I am not comfortable with disallowing anything, partly due to bad experiences with languages that do so. The other syntax at least makes sense (things like [ _ ], :, and the usual Lisp stuff like ' ` , ,@). I don't see the point of a.b, why not drop it entirely?
From the arc side of things it may look like () and nil are the same, but on the scheme side of things, nil is a symbol, not at all related to the empty list ().
And as a matter of fact, arc lists are indeed terminated with the symbol nil.
> mzscheme -m -f as.scm
Use (quit) to quit, (tl) to return here after an interrupt.
arc> (cdr '(1))
nil
> mzscheme
Welcome to MzScheme version 352, Copyright (c) 2004-2006 PLT Scheme Inc.
> (cdr '(1))
()
the second arc example '(1 . ()) evaluates to (1) but still results in a nil terminated list
arc> (cdr '(1 . ()))
nil
The fact that nil and () happen to be equivalent in arc has nothing to do with whether lists are nil or () terminated.
And I could have sworn I had gotten an error once that showed that an arc list had gotten into scheme somehow, but I can't remember exactly what I did to cause the error right now. I think it was something like:
Error: some function expected a proper list but got '(3 + 4 . nil) instead.
On the contrary, the question of how a particular implementation represents with arc lists has nothing to do with what arc lists are.
In fact, you could make ac.scm more efficient by doing a (define nil '()), eliminating all the denil stuff, and then changing the print routines, if you cared to.
Is ac-niltree/ac-denil a constant overhead, or does it make some O(1) operations into O(n) operations? Hopefully the nil/denil traverses the whole list only when you're already traversing the whole list. But I haven't been able to convince myself that's always the case. This is on my list of things to investigate, but has anyone already figured this out?
I'm not completely sure, but I think this is a compile-time overhead. So when you type directly into the toplevel, its a O(n) overhead, but when you execute a function defined in arc, executing the function itself should be less additional overhead because it was compiled to a scheme function in the original def.
; translate fn directly into a lambda if it has ordinary
; parameters, otherwise use a rest parameter and parse it.
(define (ac-fn args body env)
; ...
Have to watch out for corner cases - Arc's usage of 'nil as the list terminator is exposed in several places within the language itself. For example `(is (coerce "nil" 'sym) (cdr nil))` is true under the existing implementation, yet would be false if you just (defined nil '()). You'd need to patch `is`, `coerce`, and possibly a bunch of other primitives to preserve the existing behavior.

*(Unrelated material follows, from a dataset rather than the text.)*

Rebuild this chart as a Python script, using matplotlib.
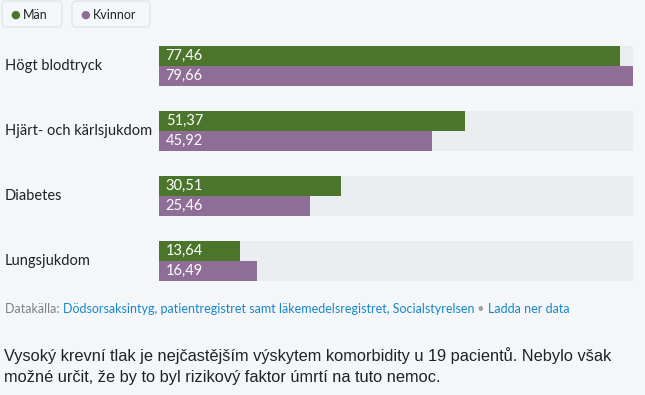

Which exposes the problem of "the code is the spec". If there was a prose spec, pg could have just said that such stuff was undefined and we wouldn't care that such things break.
If stuff doesn't work right, having the spec say it's supposed to not work right doesn't help at all.

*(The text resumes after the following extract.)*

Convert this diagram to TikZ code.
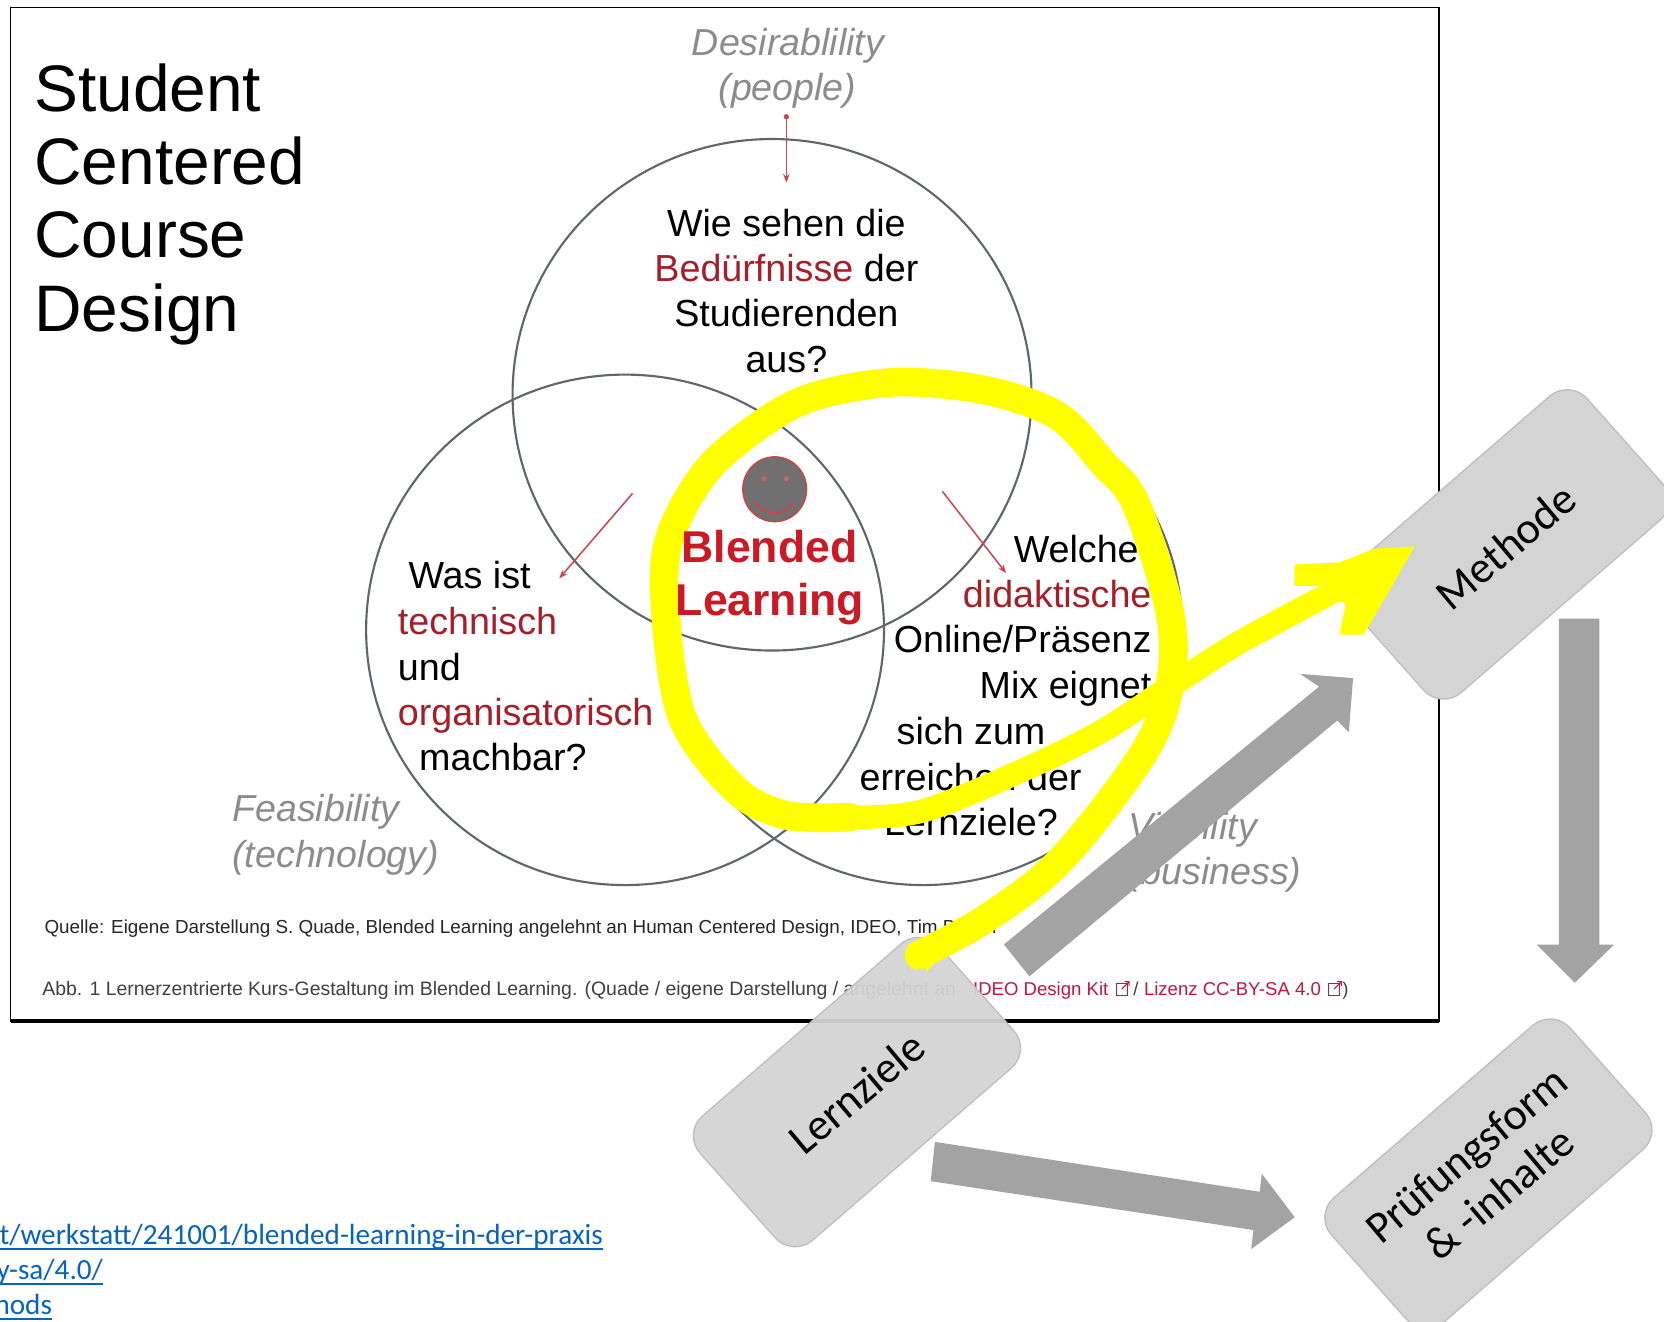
\documentclass[tikz,border=0pt]{standalone}
\usepackage{fontspec}
\setmainfont{Liberation Sans}
\newfontfamily\calib{Carlito}
\usetikzlibrary{arrows.meta,calc}
\definecolor{circ}{HTML}{5F666C}
\definecolor{dred}{HTML}{A81E28}
\definecolor{bred}{HTML}{CC1A24}
\definecolor{lred}{HTML}{D4404A}
\definecolor{ital}{HTML}{8C8C8C}
\definecolor{boxf}{HTML}{D4D4D4}
\definecolor{boxe}{HTML}{BEBEBE}
\definecolor{arr}{HTML}{A3A3A3}
\definecolor{link}{HTML}{0563C1}
\definecolor{pink}{HTML}{C8143C}
\definecolor{yel}{HTML}{FFFF00}
\definecolor{smile}{HTML}{707070}
\newcommand{\fs}[1]{\fontsize{#1}{#1}\selectfont}
\tikzset{
  every node/.style={inner sep=0pt,outer sep=0pt},
  titletxt/.style={anchor=base west,font=\fs{62}},
  ltxt/.style={anchor=base west,font=\fs{35.5}},
  rtxt/.style={anchor=base east,font=\fs{35.5}},
  ctxt/.style={anchor=base,font=\fs{35.5}},
  redword/.style={text=dred},
  ghost/.style={anchor=base west,font=\itshape\fs{35.4},text=ital},
  blend/.style={anchor=base,font=\bfseries\fs{42},text=bred},
  venn/.style={draw=circ,line width=2pt},
  redarrow/.style={draw=lred,line width=1.4pt,-{Stealth[length=8pt,width=6pt]}},
  blockarrow/.style={fill=arr,draw=none},
  boxshape/.style={fill=boxf,draw=boxe,line width=1.2pt,rounded corners=25pt},
  boxtxt/.style={font=\calib\fs{42},rotate=40,align=center},
  linktxt/.style={anchor=base east,font=\calib\fs{27.5},text=link},
  ulink/.style={draw=link,line width=1.3pt},
  scribble/.style={draw=yel,line join=round,line cap=round},
  extbox/.style={draw=pink,line width=1pt}
}
\begin{document}
\begin{tikzpicture}[x=1pt,y=-1pt]
\useasboundingbox (0,0) rectangle (1568,1245);
\fill[white] (0,0) rectangle (1568,1245);
% frame
\draw[black,line width=1.5pt,fill=white] (10,7) rectangle (1356,962);
\draw[black,line width=3.2pt] (10,962) -- (1356,962);
% title
\node[titletxt] (t1) at (32.5,105) {Student};
\node[titletxt] (t2) at (32.5,174) {Centered};
\node[titletxt] (t3) at (32.5,243) {Course};
\node[titletxt] (t4) at (32.5,312) {Design};
% venn
\draw[venn] (727.5,372) ellipse [x radius=244.5,y radius=241];
\draw[venn] (589,593.5) ellipse [x radius=244,y radius=240.5];
\draw[venn] (870,593.5) ellipse [x radius=244,y radius=240.5];
% ghost labels
\node[ghost,anchor=base] (d1) at (742.5,52) {Desirablility};
\node[ghost,anchor=base] (d2) at (742,95) {(people)};
\node[ghost] (f1) at (219,774) {Feasibility};
\node[ghost] (f2) at (219,817) {(technology)};
\node[ghost] (v1) at (1063,791) {Viability};
\node[ghost] (v2) at (1063,833) {(business)};
% top text
\node[ctxt] (a1) at (741,223) {Wie sehen die};
\node[ctxt] (a2) at (741,265.5) {\textcolor{dred}{Bedürfnisse} der};
\node[ctxt] (a3) at (741,308) {Studierenden};
\node[ctxt] (a4) at (741,351) {aus?};
% left text
\node[ltxt] (b1) at (385,555) {Was ist};
\node[ltxt,redword] (b2) at (375,598) {technisch};
\node[ltxt] (b3) at (375,641) {und};
\node[ltxt,redword] (b4) at (375,684) {organisatorisch};
\node[ltxt] (b5) at (395,726) {machbar?};
% right text
\node[rtxt] (c1) at (1073,530) {Welche};
\node[rtxt,redword] (c2) at (1085,572.5) {didaktische};
\node[rtxt] (c3) at (1085,615) {Online/Präsenz};
\node[rtxt] (c4) at (1085,658) {Mix eignet};
\node[ltxt] (c5) at (845,702) {sich zum};
\node[ltxt] (c6) at (810,745) {erreichen der};
\node[ltxt] (c7) at (833,787) {Lernziele?};
% smiley
\draw[fill=smile,draw=lred,line width=1.4pt] (730,461) ellipse [x radius=30,y radius=30.5];
\draw[fill=gray,draw=lred,line width=.8pt] (720,451) ellipse [x radius=3,y radius=3.5];
\draw[fill=gray,draw=lred,line width=.8pt] (741,451) ellipse [x radius=3,y radius=3.5];
\draw[lred,line width=1.6pt] (712,473) .. controls (720,487) and (740,487) .. (748,473);
% red arrows
\coordinate (ra1) at (741,110); \coordinate (ra2) at (741,172);
\coordinate (rb1) at (596,465); \coordinate (rb2) at (527,545);
\coordinate (rc1) at (888,463); \coordinate (rc2) at (948,540);
\draw[redarrow] (ra1) -- (ra2);
\fill[lred] (ra1) circle (2.5);
\draw[redarrow] (rb1) -- (rb2);
\draw[redarrow] (rc1) -- (rc2);
% captions
\node[anchor=base west,font=\fs{17.75},text=black!85] (q) at (42,880) {Quelle: Eigene Darstellung S. Quade, Blended Learning angelehnt an Human Centered Design, IDEO, Tim Brown};
\node[anchor=base west,font=\fs{18.3},text=black!75] (abb) at (40,938) {Abb. 1 Lernerzentrierte Kurs-Gestaltung im Blended Learning. (Quade / eigene Darstellung / angelehnt an};
\node[anchor=base west,font=\fs{17.5},text=pink] (ideo) at (917,938) {IDEO Design Kit};
\node[anchor=base west,font=\fs{17.5},text=black!75] (sl) at (1068,938) {/};
\node[anchor=base west,font=\fs{17.5},text=pink] (liz) at (1078,938) {Lizenz CC-BY-SA 4.0};
\node[anchor=base west,font=\fs{17.5},text=black!75] (par) at (1265,938) {)};
\draw[extbox] (1052,927) rectangle (1062,938);
\draw[extbox] (1057,932) -- (1064,925) (1060,925) -- (1064,925) -- (1064,929);
\draw[extbox] (1252,927) rectangle (1262,938);
\draw[extbox] (1257,932) -- (1264,925) (1260,925) -- (1264,925) -- (1264,929);
% links
\node[linktxt] (l1) at (568,1173) {t/werkstatt/241001/blended-learning-in-der-praxis};
\node[linktxt] (l2) at (97,1206) {y-sa/4.0/};
\node[linktxt] (l3) at (49,1239) {hods};
\draw[ulink] ([yshift=-4pt]l1.base west) -- ([yshift=-4pt]l1.base east);
\draw[ulink] ([yshift=-4pt]l2.base west) -- ([yshift=-4pt]l2.base east);
\draw[ulink] ([yshift=-4pt]l3.base west) -- ([yshift=-4pt]l3.base east);
% block arrows
\fill[blockarrow] (946,890) -- (1243,647) -- (1225,635) -- (1275,639) -- (1271,690) -- (1260,679) -- (970,920) -- cycle;
\fill[blockarrow] (1469,583) -- (1507,583) -- (1507,890) -- (1521,890) -- (1484,926) -- (1448,890) -- (1469,890) -- cycle;
\fill[blockarrow] (881,1076) -- (1187,1123) -- (1189,1106) -- (1220,1147) -- (1179,1177) -- (1181,1159) -- (877,1113) -- cycle;
% boxes
\draw[boxshape,fill opacity=.94] (868,873) -- (972,990) -- (747,1185) -- (643,1068) -- cycle;
\draw[boxshape] (1479,357) -- (1583,474) -- (1358,669) -- (1254,552) -- cycle;
\draw[boxshape] (1463,950) -- (1567,1067) -- (1342,1262) -- (1238,1145) -- cycle;
\node[boxtxt] (lz) at (807,1030) {Lernziele};
\node[boxtxt] (mt) at (1419,515) {Methode};
\node[boxtxt] (pf) at (1397,1106) {Prüfungsform\\[6pt]\& -inhalte};
% yellow scribble
\draw[scribble,line width=22pt] plot[smooth,tension=.55] coordinates {(800,770) (870,764) (972,722) (1040,688) (1095,652) (1160,610) (1218,578) (1274,548) (1300,532)};
\draw[scribble,line width=27pt] plot[smooth,tension=.55] coordinates {(866,900) (930,865) (1000,810) (1078,709) (1103,642) (1102,575) (1070,474) (1040,437) (997,392) (930,368) (849,360) (780,370) (732,390) (669,440) (631,507) (627,575) (643,676) (692,743) (740,768) (800,770)};
\fill[yel] (1220,532) -- (1262,530) -- (1295,517) -- (1333,515) -- (1310,555) -- (1285,598) -- (1262,598) -- (1268,570) -- (1250,552) -- (1220,552) -- cycle;
\fill[yel] (858,914) -- (862,890) -- (895,890) -- (873,916) -- (870,900) -- cycle;
% centre labels lie over the scribble
\node[blend] (e1) at (725,530) {Blended};
\node[blend] (e2) at (725.5,580) {Learning};
\end{tikzpicture}
\end{document}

Prose specs came into being to help multiple implementations interoperate (somewhat) when implemented in low level languages. I don't see the need when you have just one pretty concise and declarative implementation.
The question of how a particular implementation represents with arc lists has nothing to do with what arc lists are.
The code is the spec.
The fact remains that in arc when you type '(a b c) you get '(a . (b . (c . nil))) and in scheme you get '(a . (b . (c . ()))).

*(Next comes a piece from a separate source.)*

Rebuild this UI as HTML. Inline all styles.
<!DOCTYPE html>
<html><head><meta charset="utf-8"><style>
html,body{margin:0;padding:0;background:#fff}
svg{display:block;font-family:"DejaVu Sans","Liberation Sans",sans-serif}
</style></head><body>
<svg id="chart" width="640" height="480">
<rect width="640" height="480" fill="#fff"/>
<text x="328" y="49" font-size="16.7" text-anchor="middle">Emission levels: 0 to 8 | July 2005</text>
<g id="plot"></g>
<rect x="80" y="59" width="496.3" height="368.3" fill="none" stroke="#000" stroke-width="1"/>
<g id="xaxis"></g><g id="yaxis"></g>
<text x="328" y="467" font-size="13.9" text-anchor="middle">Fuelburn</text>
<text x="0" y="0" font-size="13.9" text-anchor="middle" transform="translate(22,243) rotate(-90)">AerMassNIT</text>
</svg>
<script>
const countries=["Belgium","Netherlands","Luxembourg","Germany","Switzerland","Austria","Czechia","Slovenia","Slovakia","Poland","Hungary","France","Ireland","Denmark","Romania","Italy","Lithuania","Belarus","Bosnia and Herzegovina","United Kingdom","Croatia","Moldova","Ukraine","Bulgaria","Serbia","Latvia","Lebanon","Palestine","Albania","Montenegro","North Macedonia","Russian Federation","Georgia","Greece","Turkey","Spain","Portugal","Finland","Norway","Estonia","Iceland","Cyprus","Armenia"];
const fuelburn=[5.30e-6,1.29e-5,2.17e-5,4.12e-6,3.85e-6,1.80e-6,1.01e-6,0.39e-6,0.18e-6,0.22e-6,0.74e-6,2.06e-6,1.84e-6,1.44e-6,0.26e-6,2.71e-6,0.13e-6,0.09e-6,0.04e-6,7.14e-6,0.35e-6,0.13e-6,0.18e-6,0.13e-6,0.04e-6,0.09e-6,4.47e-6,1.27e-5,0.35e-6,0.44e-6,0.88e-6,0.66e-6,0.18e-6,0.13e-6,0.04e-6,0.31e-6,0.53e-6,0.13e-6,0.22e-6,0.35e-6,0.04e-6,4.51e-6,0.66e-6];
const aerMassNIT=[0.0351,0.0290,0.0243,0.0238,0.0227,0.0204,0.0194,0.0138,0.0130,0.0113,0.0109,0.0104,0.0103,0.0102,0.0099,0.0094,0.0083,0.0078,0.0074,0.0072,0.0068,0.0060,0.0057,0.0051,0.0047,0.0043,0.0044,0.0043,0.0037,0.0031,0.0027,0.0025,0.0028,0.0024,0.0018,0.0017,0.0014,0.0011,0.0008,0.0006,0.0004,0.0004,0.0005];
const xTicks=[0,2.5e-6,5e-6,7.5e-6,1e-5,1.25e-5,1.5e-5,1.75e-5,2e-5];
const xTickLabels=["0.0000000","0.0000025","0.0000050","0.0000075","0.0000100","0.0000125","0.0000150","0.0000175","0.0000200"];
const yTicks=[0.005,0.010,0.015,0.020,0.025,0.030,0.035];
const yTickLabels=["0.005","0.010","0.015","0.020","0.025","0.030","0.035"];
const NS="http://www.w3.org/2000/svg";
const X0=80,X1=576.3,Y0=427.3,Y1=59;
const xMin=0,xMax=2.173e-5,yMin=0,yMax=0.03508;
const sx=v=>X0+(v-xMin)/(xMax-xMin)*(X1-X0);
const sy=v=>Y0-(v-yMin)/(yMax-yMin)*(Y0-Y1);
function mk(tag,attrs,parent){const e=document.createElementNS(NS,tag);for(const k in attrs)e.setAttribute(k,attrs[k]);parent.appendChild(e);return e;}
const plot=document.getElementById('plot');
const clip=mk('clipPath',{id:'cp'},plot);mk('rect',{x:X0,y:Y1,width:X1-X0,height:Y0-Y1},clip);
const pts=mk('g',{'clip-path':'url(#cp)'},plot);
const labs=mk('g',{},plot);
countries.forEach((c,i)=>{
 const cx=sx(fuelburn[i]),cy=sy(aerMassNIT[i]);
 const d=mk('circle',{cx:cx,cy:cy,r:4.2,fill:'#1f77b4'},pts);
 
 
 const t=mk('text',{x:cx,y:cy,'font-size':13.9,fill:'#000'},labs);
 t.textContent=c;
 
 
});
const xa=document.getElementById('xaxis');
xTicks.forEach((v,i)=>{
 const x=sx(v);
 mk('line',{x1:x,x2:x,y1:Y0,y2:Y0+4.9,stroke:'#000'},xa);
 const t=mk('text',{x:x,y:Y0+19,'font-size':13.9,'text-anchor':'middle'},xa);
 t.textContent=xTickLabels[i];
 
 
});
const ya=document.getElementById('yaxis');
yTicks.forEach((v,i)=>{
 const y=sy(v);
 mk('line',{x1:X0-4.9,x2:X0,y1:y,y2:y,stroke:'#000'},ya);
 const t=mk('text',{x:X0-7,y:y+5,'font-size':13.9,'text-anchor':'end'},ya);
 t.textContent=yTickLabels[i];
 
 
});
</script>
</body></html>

You could make ac.scm more efficient by doing a (define nil '())
There is a difference between nil being the empty list and nil evaluating to the empty list.
One problem with (define nil '()) is that then 'nil returns the symbol nil rather than the empty list ().
I am not convinced that (define nil '()) would greatly increase efficiency, because most of that overhead is incurred in the initial read, and not at run time. It takes billions of times longer for the user to type a statement into arc than it takes arc to denil the input. And after that, nil or () isn't an issue because arc functions are compiled to scheme functions anyways.
I'm fairly sure that "the code is the spec" applies to arc.arc, not to ac.scm. That is, anything that can interpret arc.arc properly is a conforming Arc implementation; ac.scm is just one of them. And since nil is (), then in Arc, your two lists are the same but with different formatting. Observe:
arc> (is nil '())
t
arc> (is nil ())
t
arc> (iso '(a b c) '(a . (b . (c . nil))))
t
arc> (iso '(a b c) '(a . (b . (c . ()))))
t
arc> (iso '(a . (b . (c . nil))) '(a . (b . (c . ()))))
t
Please note that the behavior of is is defined by ac.scm, not arc.arc. (And iso uses is to test for equality.)
The equality and interchangability of nil and () is just because there is a line in the definition of is that specifically says that false values are equal.
So even if you put #f in the terminating position, your lists will still be iso.
arc> (iso '(a b c) '(a b c . #f))
t
Are you saying that arc lists are #f terminated just because it doesn't break arc to put #f in random lists? Even if arc lists can be terminated by nil, (), and #f, it doesn't mean they necessarily are. Any given list (ignoring nested lists) can only have one termination object. I think it is reasonable to say that that list is terminated by that object. I do not think it is reasonable to say that list is terminated by another object, even if it could be, because the actual object at the end of the list is not that other object. And because the current implementation (the only official implementation) uses nil, I think it reasonable to say that arc lists are terminated by nil. Note the use of the present tense. If that changes at some future time, I my statement will obviously not apply.
In short, given the current implementation, we have (at least) six different ways to write nil: nil, 'nil, (), '(), #f, and '#f. These six things are all considered identical within Arc. The same is true, for instance, of 'a and (quote a), which are the same thing entered differently. You can check that they are the same with is; I won't put all those examples into this post.
I have never said that Arc lists aren't nil terminated--clearly, they are. What I'm saying is that Arc lists are nil terminated for any representation of nil--whether that representation is nil from Common Lisp, '() from Scheme, or #f from a leftover artifact of using the mzscheme reader.